Let $\displaystyle\langle f,g \rangle_{2} := \int_{\mathbb{R}^n} f(x) g(x) \ \mathrm{d}x$ denote the inner product over the space of $L^2$ functions. For notational convenience, we define an inner product over $\mathbb{R}^n$ as $\langle x,y \rangle_{\Sigma} = x^{\top} \Sigma^{-1} y$ for any $x,y \in \mathbb{R}^n$. Let $\|x\|_{\Sigma} = \sqrt{\langle x,x \rangle_{\Sigma}}$ denote the associated norm.
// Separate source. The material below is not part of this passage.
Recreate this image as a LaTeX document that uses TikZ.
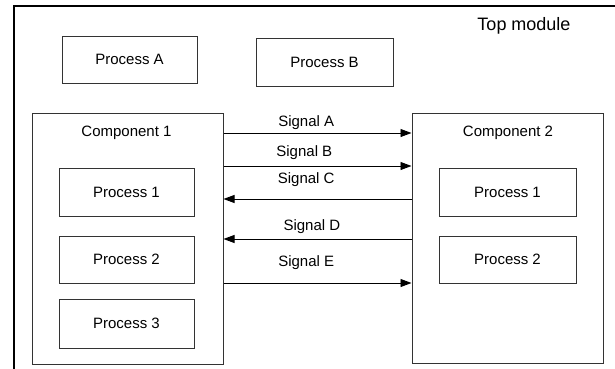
\documentclass[tikz,border=0pt]{standalone}
\usepackage{fontspec}
\setmainfont{Liberation Sans}
\usepackage{tikz}
\usetikzlibrary{arrows.meta}

\tikzset{
    proc/.style={draw=black!80, line width=0.9pt, minimum width=135pt, minimum height=47pt, inner sep=0pt, font=\fontsize{15}{17}\selectfont},
    comp/.style={draw=black!80, line width=1pt, minimum width=191pt, minimum height=251pt, inner sep=0pt},
    lbl/.style={inner sep=0pt, font=\fontsize{15}{17}\selectfont},
    sig/.style={line width=0.9pt, -{Triangle[length=11pt, width=8pt]}}
}

\begin{document}
\begin{tikzpicture}[x=1pt, y=-1pt]
        \useasboundingbox (0,0) rectangle (615,369);
        % outer module frame
        \draw[line width=2.6pt] (615,6) -- (14,6) -- (14,369);
        \node[lbl, font=\fontsize{18}{20}\selectfont] (top) at (524,26) {Top module};
        \node[proc] (pa) at (129.5,59.5) {Process A};
        \node[proc, minimum width=137pt, minimum height=48pt] (pb) at (324.5,62) {Process B};
        % components
        \node[comp] (c1) at (127.5,238.5) {};
        \node[lbl] (c1name) at (126.5,133) {Component 1};
        \node[proc, minimum height=48pt] (c1p1) at (126.5,192) {Process 1};
        \node[proc] (c1p2) at (126.5,259.5) {Process 2};
        \node[proc, minimum height=49pt] (c1p3) at (126.5,323.5) {Process 3};
        \node[comp, minimum height=250pt] (c2) at (507.5,238) {};
        \node[lbl] (c2name) at (508,133) {Component 2};
        \node[proc, minimum width=137pt, minimum height=48pt] (c2p1) at (507.5,192) {Process 1};
        \node[proc, minimum width=137pt] (c2p2) at (507.5,259.5) {Process 2};
        % signals
        \draw[sig] (c1.east |- 0,133) -- (c2.west |- 0,133) node[lbl, pos=0.44, yshift=10pt] {Signal A};
        \draw[sig] (c1.east |- 0,166) -- (c2.west |- 0,166) node[lbl, pos=0.43, yshift=13pt] {Signal B};
        \draw[sig] (c2.west |- 0,199) -- (c1.east |- 0,199) node[lbl, pos=0.56, yshift=19pt] {Signal C};
        \draw[sig] (c2.west |- 0,239) -- (c1.east |- 0,239) node[lbl, pos=0.53, yshift=12pt] {Signal D};
        \draw[sig] (c1.east |- 0,283) -- (c2.west |- 0,283) node[lbl, pos=0.44, yshift=20pt] {Signal E};
    \end{tikzpicture}
\end{document}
With the notation in order, note that $$ \|f - f'\|_2^2 = \|f\|_2^2 + \|f'\|_2^2 - 2 \langle f,f' \rangle_{2}.$$

We have, \begin{align*} \|f\|^2_2 & = \int_{\mathbb{R}^n} (2\pi)^{-n} \det(\Sigma)^{-1} \exp \left(- \|x- \mu\|_{\Sigma}^2\right) \ \mathrm{d}x \\ & = (2\pi)^{-n} \det(\Sigma)^{-1} \cdot (4\pi)^{n/2} \det(\Sigma)^{1/2} \\ & = \pi^{-n/2} \det(\Sigma)^{-1/2}. \end{align*} Since the above expression does not depend on $\mu$, we also have $\|f'\|_2^2 = \pi^{-n/2} \det(\Sigma)^{-1/2}$. For the third term, we have, \begin{align*} \langle f, f' \rangle_{2} & = \int_{\mathbb{R}^n} (2\pi)^{-n} \det(\Sigma)^{-1} \exp \left(- \frac{1}{2}\|x- \mu\|_{\Sigma}^2 - \frac{1}{2}\|x- \mu'\|_{\Sigma}^2\right) \ \mathrm{d}x \\ & = \int_{\mathbb{R}^n} (2\pi)^{-n} \det(\Sigma)^{-1} \exp \left(- \|x\|_{\Sigma}^2 + \langle x, \mu + \mu' \rangle_{\Sigma} - \frac{1}{2}\| \mu\|_{\Sigma}^2 - \frac{1}{2}\| \mu'\|_{\Sigma}^2\right) \ \mathrm{d}x \\ & = \int_{\mathbb{R}^n} (2\pi)^{-n} \det(\Sigma)^{-1} \exp \left(- \left\|x - \frac{\mu + \mu'}{2} \right\|_{\Sigma}^2 - \left\|\frac{\mu - \mu'}{2} \right\|_{\Sigma}^2\right) \ \mathrm{d}x \\ & = \exp \left(- \left\|\frac{\mu - \mu'}{2} \right\|_{\Sigma}^2\right)\int_{\mathbb{R}^n} (2\pi)^{-n} \det(\Sigma)^{-1} \exp \left(- \left\|x - \frac{\mu + \mu'}{2} \right\|_{\Sigma}^2 \right) \ \mathrm{d}x \\ & = \exp \left(- \left\|\frac{\mu - \mu'}{2} \right\|_{\Sigma}^2\right) \cdot \pi^{-n/2} \det(\Sigma)^{-1/2}. \end{align*} In the last step above, we used the same steps as used for $\|f\|_2^2$. On combining all of them, we obtain, \begin{align*} \|f - f'\|_2^2 & = 2\pi^{-n/2} \det(\Sigma)^{-1/2} \left( 1 - \exp \left(- \left\|\frac{\mu - \mu'}{2} \right\|_{\Sigma}^2\right)\right)\\ & \leq 2\pi^{-n/2} \det(\Sigma)^{-1/2} \left\|\frac{\mu - \mu'}{2} \right\|_{\Sigma}^2\\ & \leq \|\Sigma^{-1}\|_2 \cdot 2\pi^{-n/2} \det(\Sigma)^{-1/2} \left\|\frac{\mu - \mu'}{2} \right\|^2, \end{align*} where $\|A\|_2$ denotes the spectral norm of $A$. On taking the square root, you arrive at the result.